The Mulgrave Tensile Wire Works
By John Yau
Time has proven William Tillyer to be the most adventuresome painter of his generation. This is no small achievement. In a country known for its masters of landscape and light, and artists such as J.M.W. Turner, John Constable, and Samuel Palmer, Tillyer has extended that glorious tradition into new territory.
Tillyer has attained this by working on different supports, which enabled him to apply paint by various, unconventional means, as well as by bringing together abstraction and figuration in unlikely ways. Rather than accepting and restating the seductive, picturesque current running through landscape painting, he has devoted himself to expanding its limits. This has meant that he has always followed his own trajectory, as well as recognized what Turner recognized in Rain, Steam and Speed – The Great Western Railway (1844) and Georges Seurat, grasped in Bathers at Asnières (1884): technology has not only marked nature but it has become inseparable from it.

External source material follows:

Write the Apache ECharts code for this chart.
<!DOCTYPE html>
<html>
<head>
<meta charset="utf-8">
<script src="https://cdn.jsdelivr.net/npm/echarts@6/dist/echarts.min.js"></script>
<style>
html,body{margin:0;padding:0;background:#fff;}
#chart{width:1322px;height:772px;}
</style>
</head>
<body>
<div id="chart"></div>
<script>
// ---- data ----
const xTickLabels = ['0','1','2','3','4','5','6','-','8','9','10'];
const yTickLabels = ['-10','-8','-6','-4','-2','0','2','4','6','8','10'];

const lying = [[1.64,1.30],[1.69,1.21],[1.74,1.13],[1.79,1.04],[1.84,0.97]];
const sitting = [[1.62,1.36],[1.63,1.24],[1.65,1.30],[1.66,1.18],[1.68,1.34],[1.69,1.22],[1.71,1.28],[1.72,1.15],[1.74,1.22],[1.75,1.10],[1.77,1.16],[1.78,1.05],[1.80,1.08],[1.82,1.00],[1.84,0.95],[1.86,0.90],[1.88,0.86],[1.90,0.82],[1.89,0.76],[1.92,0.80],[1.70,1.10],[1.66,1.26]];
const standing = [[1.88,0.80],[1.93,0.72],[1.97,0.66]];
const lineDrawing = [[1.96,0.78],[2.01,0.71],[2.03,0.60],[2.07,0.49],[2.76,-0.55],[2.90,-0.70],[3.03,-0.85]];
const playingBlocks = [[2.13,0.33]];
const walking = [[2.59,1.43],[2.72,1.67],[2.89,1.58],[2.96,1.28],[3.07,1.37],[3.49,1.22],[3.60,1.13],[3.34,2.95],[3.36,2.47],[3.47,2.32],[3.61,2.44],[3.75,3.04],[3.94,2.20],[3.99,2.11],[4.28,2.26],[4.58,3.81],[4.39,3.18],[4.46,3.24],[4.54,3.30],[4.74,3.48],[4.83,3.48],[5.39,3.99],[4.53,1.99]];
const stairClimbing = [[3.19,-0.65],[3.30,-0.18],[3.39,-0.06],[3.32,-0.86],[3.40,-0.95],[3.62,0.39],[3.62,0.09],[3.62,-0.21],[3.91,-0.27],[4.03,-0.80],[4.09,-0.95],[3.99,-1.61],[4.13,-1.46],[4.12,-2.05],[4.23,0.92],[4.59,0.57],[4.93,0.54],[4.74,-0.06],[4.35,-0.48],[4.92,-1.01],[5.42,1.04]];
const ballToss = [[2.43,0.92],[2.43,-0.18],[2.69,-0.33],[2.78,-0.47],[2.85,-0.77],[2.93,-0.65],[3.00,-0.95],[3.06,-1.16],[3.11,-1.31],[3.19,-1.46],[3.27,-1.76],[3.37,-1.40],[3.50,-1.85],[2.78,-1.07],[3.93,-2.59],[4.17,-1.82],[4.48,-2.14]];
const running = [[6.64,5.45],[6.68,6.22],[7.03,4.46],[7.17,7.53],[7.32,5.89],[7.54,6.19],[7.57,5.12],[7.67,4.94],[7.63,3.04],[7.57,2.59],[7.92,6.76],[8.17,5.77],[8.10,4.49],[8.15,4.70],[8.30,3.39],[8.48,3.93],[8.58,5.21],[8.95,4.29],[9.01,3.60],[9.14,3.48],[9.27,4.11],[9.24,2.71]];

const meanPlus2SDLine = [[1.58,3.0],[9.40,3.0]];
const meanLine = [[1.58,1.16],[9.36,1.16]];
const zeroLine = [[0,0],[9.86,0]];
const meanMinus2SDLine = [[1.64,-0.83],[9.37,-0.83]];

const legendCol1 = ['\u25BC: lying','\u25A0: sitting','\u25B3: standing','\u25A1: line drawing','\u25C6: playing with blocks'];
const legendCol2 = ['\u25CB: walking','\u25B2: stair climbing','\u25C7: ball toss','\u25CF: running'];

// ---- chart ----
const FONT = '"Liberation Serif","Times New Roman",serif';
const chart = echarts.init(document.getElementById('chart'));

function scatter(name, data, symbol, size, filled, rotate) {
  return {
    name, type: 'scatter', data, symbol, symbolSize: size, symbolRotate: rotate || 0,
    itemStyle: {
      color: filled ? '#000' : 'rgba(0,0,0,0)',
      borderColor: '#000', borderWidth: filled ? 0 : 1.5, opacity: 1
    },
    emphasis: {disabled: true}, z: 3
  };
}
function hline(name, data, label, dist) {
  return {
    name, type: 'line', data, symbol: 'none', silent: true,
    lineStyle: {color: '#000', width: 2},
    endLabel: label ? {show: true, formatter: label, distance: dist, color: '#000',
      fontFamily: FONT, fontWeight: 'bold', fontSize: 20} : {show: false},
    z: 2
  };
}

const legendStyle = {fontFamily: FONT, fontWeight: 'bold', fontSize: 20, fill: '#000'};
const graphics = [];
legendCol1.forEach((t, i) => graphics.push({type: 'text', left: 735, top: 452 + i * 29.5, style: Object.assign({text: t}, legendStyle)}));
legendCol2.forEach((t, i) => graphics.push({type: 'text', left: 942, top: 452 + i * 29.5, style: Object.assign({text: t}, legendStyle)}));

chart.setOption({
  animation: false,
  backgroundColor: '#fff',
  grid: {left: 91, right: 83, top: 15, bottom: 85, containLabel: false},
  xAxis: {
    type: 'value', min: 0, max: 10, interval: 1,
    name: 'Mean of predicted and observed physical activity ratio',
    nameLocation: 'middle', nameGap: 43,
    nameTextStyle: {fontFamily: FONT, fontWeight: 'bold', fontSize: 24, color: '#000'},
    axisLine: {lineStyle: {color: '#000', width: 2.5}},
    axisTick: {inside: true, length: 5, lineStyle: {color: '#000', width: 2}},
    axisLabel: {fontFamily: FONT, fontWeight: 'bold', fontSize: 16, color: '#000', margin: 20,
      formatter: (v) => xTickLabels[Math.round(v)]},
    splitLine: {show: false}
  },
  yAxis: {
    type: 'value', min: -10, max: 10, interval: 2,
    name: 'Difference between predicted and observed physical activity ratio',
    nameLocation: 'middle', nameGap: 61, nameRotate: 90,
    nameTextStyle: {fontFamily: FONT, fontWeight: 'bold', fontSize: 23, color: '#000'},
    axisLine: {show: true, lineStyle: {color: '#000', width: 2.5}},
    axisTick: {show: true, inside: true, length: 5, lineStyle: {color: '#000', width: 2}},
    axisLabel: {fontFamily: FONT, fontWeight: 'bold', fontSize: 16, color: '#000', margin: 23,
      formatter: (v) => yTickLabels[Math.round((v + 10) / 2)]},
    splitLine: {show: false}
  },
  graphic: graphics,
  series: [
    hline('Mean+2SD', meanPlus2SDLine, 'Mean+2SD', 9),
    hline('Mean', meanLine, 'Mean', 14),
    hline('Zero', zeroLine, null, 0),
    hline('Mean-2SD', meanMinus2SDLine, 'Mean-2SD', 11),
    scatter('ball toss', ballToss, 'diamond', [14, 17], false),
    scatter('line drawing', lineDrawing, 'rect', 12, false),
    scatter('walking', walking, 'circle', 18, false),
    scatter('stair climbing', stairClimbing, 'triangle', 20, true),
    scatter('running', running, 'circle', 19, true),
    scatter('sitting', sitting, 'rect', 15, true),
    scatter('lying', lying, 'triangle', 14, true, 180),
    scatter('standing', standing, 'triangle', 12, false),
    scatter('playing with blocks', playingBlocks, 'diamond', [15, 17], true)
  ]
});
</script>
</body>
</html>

In the late 1970s, when many observers still believed painting was dead or, at the very least, exhausted and used-up, Tillyer began applying paint to open, porous surfaces. Over the years, the supports he has worked have varied from widely spaced, stiff architectural cladding to flexible mesh with small perforations. He has splashed and poured paint onto the support, as well as used a brush or pressed gobs of it through the tiny holes. By making the industrial fabricated mesh–or what the artist calls “hardware”–indivisible from the paint, he reminds us that we must take care of our environment rather than regard it solely as something to plunder. If this makes Tillyer sound preachy in his work, he isn’t.
The pleasure that Tillyer gets from painting–something we see in the work of Turner and Constable–is evident in the way be brings everything together: the wires used to hold the overlapping rectangular sheets of wire and steel mesh; the way each sheet has been painted; the changing materiality and tonality of the paint. He is both meticulous and improvisational. His sense of color and tone is unrivaled. We know that we are looking at a partly painted, metal object, a landscape painting, and a geometric abstraction. No other contemporary artist can make an essentially unclassifiable work, which brings together these incommensurable possibilities.
At the same time, in contrast to his historic predecessors, Tillyer never forgets that what he is making is a painting, a painted thing rather than a window offering us a view of a pristine world. We see the wall on which the open frames of Small Green Field with Landscape and The Cornfield (both 2020), with their carefully suspended sheets of painted mesh, are mounted. We become conscious of their bulk and precision, their endurance and fragility.
Landscape painting can transport the viewer to another world, to another time and place. Tillyer refuses to continue this familiar trope for reasons that strike me as both aesthetic and ethical. In their use of metal mesh, wire, and paint, the artist reminds us that we too are made of changeable material, and that we too are vulnerable.